(Rows from a dataset of charts and code)
* Start *
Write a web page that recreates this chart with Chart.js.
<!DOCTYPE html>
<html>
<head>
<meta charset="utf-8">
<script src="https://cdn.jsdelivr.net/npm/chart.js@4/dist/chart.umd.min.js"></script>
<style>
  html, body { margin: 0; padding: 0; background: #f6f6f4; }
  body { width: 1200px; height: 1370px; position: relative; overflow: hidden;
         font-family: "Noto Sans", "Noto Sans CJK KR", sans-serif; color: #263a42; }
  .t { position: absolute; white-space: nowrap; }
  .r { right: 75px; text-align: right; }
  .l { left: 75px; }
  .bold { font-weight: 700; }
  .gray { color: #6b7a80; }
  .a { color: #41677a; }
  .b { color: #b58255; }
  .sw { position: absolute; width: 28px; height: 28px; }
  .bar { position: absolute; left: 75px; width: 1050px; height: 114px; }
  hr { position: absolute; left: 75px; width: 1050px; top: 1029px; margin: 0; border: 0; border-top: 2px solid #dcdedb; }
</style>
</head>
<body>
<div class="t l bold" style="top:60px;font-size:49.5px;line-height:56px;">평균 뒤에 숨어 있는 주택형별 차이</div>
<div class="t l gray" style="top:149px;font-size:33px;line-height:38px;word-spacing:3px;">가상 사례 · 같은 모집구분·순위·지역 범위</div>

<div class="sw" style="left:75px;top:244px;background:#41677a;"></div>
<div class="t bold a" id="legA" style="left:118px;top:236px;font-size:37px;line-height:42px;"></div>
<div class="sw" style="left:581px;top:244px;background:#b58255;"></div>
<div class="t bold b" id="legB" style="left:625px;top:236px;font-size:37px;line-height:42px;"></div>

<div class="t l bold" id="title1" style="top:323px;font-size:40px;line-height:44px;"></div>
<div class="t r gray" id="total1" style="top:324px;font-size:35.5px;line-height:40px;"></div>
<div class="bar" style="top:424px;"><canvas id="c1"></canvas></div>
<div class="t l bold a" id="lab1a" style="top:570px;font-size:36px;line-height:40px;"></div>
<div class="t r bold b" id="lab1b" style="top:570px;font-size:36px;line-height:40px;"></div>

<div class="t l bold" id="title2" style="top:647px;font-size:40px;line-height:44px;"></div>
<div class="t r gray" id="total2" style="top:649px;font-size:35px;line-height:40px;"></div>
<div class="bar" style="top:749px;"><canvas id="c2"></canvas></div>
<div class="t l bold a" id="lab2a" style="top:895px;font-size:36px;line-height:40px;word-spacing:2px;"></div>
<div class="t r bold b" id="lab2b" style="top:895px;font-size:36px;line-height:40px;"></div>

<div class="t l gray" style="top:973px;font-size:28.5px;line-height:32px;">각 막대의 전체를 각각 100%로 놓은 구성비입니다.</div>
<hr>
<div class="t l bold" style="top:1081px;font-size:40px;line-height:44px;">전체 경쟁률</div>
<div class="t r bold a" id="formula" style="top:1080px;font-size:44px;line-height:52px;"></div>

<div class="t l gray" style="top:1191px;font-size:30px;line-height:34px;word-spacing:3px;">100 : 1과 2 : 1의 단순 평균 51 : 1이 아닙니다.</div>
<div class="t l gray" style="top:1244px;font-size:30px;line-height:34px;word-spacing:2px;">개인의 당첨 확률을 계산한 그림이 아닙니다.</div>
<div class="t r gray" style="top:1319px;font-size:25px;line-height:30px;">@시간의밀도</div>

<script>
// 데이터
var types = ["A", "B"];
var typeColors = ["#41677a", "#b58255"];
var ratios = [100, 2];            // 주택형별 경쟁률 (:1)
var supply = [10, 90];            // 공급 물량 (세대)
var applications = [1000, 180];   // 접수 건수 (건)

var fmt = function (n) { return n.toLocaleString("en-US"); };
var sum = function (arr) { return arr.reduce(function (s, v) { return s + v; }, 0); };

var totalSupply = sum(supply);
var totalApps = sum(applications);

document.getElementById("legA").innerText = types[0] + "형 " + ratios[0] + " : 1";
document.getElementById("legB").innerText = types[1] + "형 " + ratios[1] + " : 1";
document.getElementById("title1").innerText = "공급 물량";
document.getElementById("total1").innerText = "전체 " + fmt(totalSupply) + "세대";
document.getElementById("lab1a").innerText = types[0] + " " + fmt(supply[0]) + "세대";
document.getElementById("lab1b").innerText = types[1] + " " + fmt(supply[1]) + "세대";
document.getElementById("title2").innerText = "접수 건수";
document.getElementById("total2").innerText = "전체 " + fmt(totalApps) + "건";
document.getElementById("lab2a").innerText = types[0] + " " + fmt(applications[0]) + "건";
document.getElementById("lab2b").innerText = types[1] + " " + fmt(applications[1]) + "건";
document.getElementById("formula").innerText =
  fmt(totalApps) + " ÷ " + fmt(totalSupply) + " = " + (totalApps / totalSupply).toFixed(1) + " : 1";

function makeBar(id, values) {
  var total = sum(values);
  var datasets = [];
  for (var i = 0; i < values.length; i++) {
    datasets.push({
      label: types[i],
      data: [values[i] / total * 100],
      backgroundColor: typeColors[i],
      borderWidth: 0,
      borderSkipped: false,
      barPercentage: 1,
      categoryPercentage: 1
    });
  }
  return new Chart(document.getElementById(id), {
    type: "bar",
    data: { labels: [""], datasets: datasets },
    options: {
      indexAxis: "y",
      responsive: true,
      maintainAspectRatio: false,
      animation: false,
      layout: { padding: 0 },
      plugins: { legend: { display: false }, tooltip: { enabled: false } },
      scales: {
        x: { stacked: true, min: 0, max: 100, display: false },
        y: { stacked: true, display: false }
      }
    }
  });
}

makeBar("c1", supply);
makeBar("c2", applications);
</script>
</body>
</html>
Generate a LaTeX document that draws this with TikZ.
* End *
What is being asked: Generate an exact reproduction of all entries.

Reply:
Write a web page that recreates this chart with Chart.js.
<!DOCTYPE html>
<html>
<head>
<meta charset="utf-8">
<script src="https://cdn.jsdelivr.net/npm/chart.js@4/dist/chart.umd.min.js"></script>
<style>
  html, body { margin: 0; padding: 0; background: #f6f6f4; }
  body { width: 1200px; height: 1370px; position: relative; overflow: hidden;
         font-family: "Noto Sans", "Noto Sans CJK KR", sans-serif; color: #263a42; }
  .t { position: absolute; white-space: nowrap; }
  .r { right: 75px; text-align: right; }
  .l { left: 75px; }
  .bold { font-weight: 700; }
  .gray { color: #6b7a80; }
  .a { color: #41677a; }
  .b { color: #b58255; }
  .sw { position: absolute; width: 28px; height: 28px; }
  .bar { position: absolute; left: 75px; width: 1050px; height: 114px; }
  hr { position: absolute; left: 75px; width: 1050px; top: 1029px; margin: 0; border: 0; border-top: 2px solid #dcdedb; }
</style>
</head>
<body>
<div class="t l bold" style="top:60px;font-size:49.5px;line-height:56px;">평균 뒤에 숨어 있는 주택형별 차이</div>
<div class="t l gray" style="top:149px;font-size:33px;line-height:38px;word-spacing:3px;">가상 사례 · 같은 모집구분·순위·지역 범위</div>

<div class="sw" style="left:75px;top:244px;background:#41677a;"></div>
<div class="t bold a" id="legA" style="left:118px;top:236px;font-size:37px;line-height:42px;"></div>
<div class="sw" style="left:581px;top:244px;background:#b58255;"></div>
<div class="t bold b" id="legB" style="left:625px;top:236px;font-size:37px;line-height:42px;"></div>

<div class="t l bold" id="title1" style="top:323px;font-size:40px;line-height:44px;"></div>
<div class="t r gray" id="total1" style="top:324px;font-size:35.5px;line-height:40px;"></div>
<div class="bar" style="top:424px;"><canvas id="c1"></canvas></div>
<div class="t l bold a" id="lab1a" style="top:570px;font-size:36px;line-height:40px;"></div>
<div class="t r bold b" id="lab1b" style="top:570px;font-size:36px;line-height:40px;"></div>

<div class="t l bold" id="title2" style="top:647px;font-size:40px;line-height:44px;"></div>
<div class="t r gray" id="total2" style="top:649px;font-size:35px;line-height:40px;"></div>
<div class="bar" style="top:749px;"><canvas id="c2"></canvas></div>
<div class="t l bold a" id="lab2a" style="top:895px;font-size:36px;line-height:40px;word-spacing:2px;"></div>
<div class="t r bold b" id="lab2b" style="top:895px;font-size:36px;line-height:40px;"></div>

<div class="t l gray" style="top:973px;font-size:28.5px;line-height:32px;">각 막대의 전체를 각각 100%로 놓은 구성비입니다.</div>
<hr>
<div class="t l bold" style="top:1081px;font-size:40px;line-height:44px;">전체 경쟁률</div>
<div class="t r bold a" id="formula" style="top:1080px;font-size:44px;line-height:52px;"></div>

<div class="t l gray" style="top:1191px;font-size:30px;line-height:34px;word-spacing:3px;">100 : 1과 2 : 1의 단순 평균 51 : 1이 아닙니다.</div>
<div class="t l gray" style="top:1244px;font-size:30px;line-height:34px;word-spacing:2px;">개인의 당첨 확률을 계산한 그림이 아닙니다.</div>
<div class="t r gray" style="top:1319px;font-size:25px;line-height:30px;">@시간의밀도</div>

<script>
// 데이터
var types = ["A", "B"];
var typeColors = ["#41677a", "#b58255"];
var ratios = [100, 2];            // 주택형별 경쟁률 (:1)
var supply = [10, 90];            // 공급 물량 (세대)
var applications = [1000, 180];   // 접수 건수 (건)

var fmt = function (n) { return n.toLocaleString("en-US"); };
var sum = function (arr) { return arr.reduce(function (s, v) { return s + v; }, 0); };

var totalSupply = sum(supply);
var totalApps = sum(applications);

document.getElementById("legA").innerText = types[0] + "형 " + ratios[0] + " : 1";
document.getElementById("legB").innerText = types[1] + "형 " + ratios[1] + " : 1";
document.getElementById("title1").innerText = "공급 물량";
document.getElementById("total1").innerText = "전체 " + fmt(totalSupply) + "세대";
document.getElementById("lab1a").innerText = types[0] + " " + fmt(supply[0]) + "세대";
document.getElementById("lab1b").innerText = types[1] + " " + fmt(supply[1]) + "세대";
document.getElementById("title2").innerText = "접수 건수";
document.getElementById("total2").innerText = "전체 " + fmt(totalApps) + "건";
document.getElementById("lab2a").innerText = types[0] + " " + fmt(applications[0]) + "건";
document.getElementById("lab2b").innerText = types[1] + " " + fmt(applications[1]) + "건";
document.getElementById("formula").innerText =
  fmt(totalApps) + " ÷ " + fmt(totalSupply) + " = " + (totalApps / totalSupply).toFixed(1) + " : 1";

function makeBar(id, values) {
  var total = sum(values);
  var datasets = [];
  for (var i = 0; i < values.length; i++) {
    datasets.push({
      label: types[i],
      data: [values[i] / total * 100],
      backgroundColor: typeColors[i],
      borderWidth: 0,
      borderSkipped: false,
      barPercentage: 1,
      categoryPercentage: 1
    });
  }
  return new Chart(document.getElementById(id), {
    type: "bar",
    data: { labels: [""], datasets: datasets },
    options: {
      indexAxis: "y",
      responsive: true,
      maintainAspectRatio: false,
      animation: false,
      layout: { padding: 0 },
      plugins: { legend: { display: false }, tooltip: { enabled: false } },
      scales: {
        x: { stacked: true, min: 0, max: 100, display: false },
        y: { stacked: true, display: false }
      }
    }
  });
}

makeBar("c1", supply);
makeBar("c2", applications);
</script>
</body>
</html>
Generate a LaTeX document that draws this with TikZ.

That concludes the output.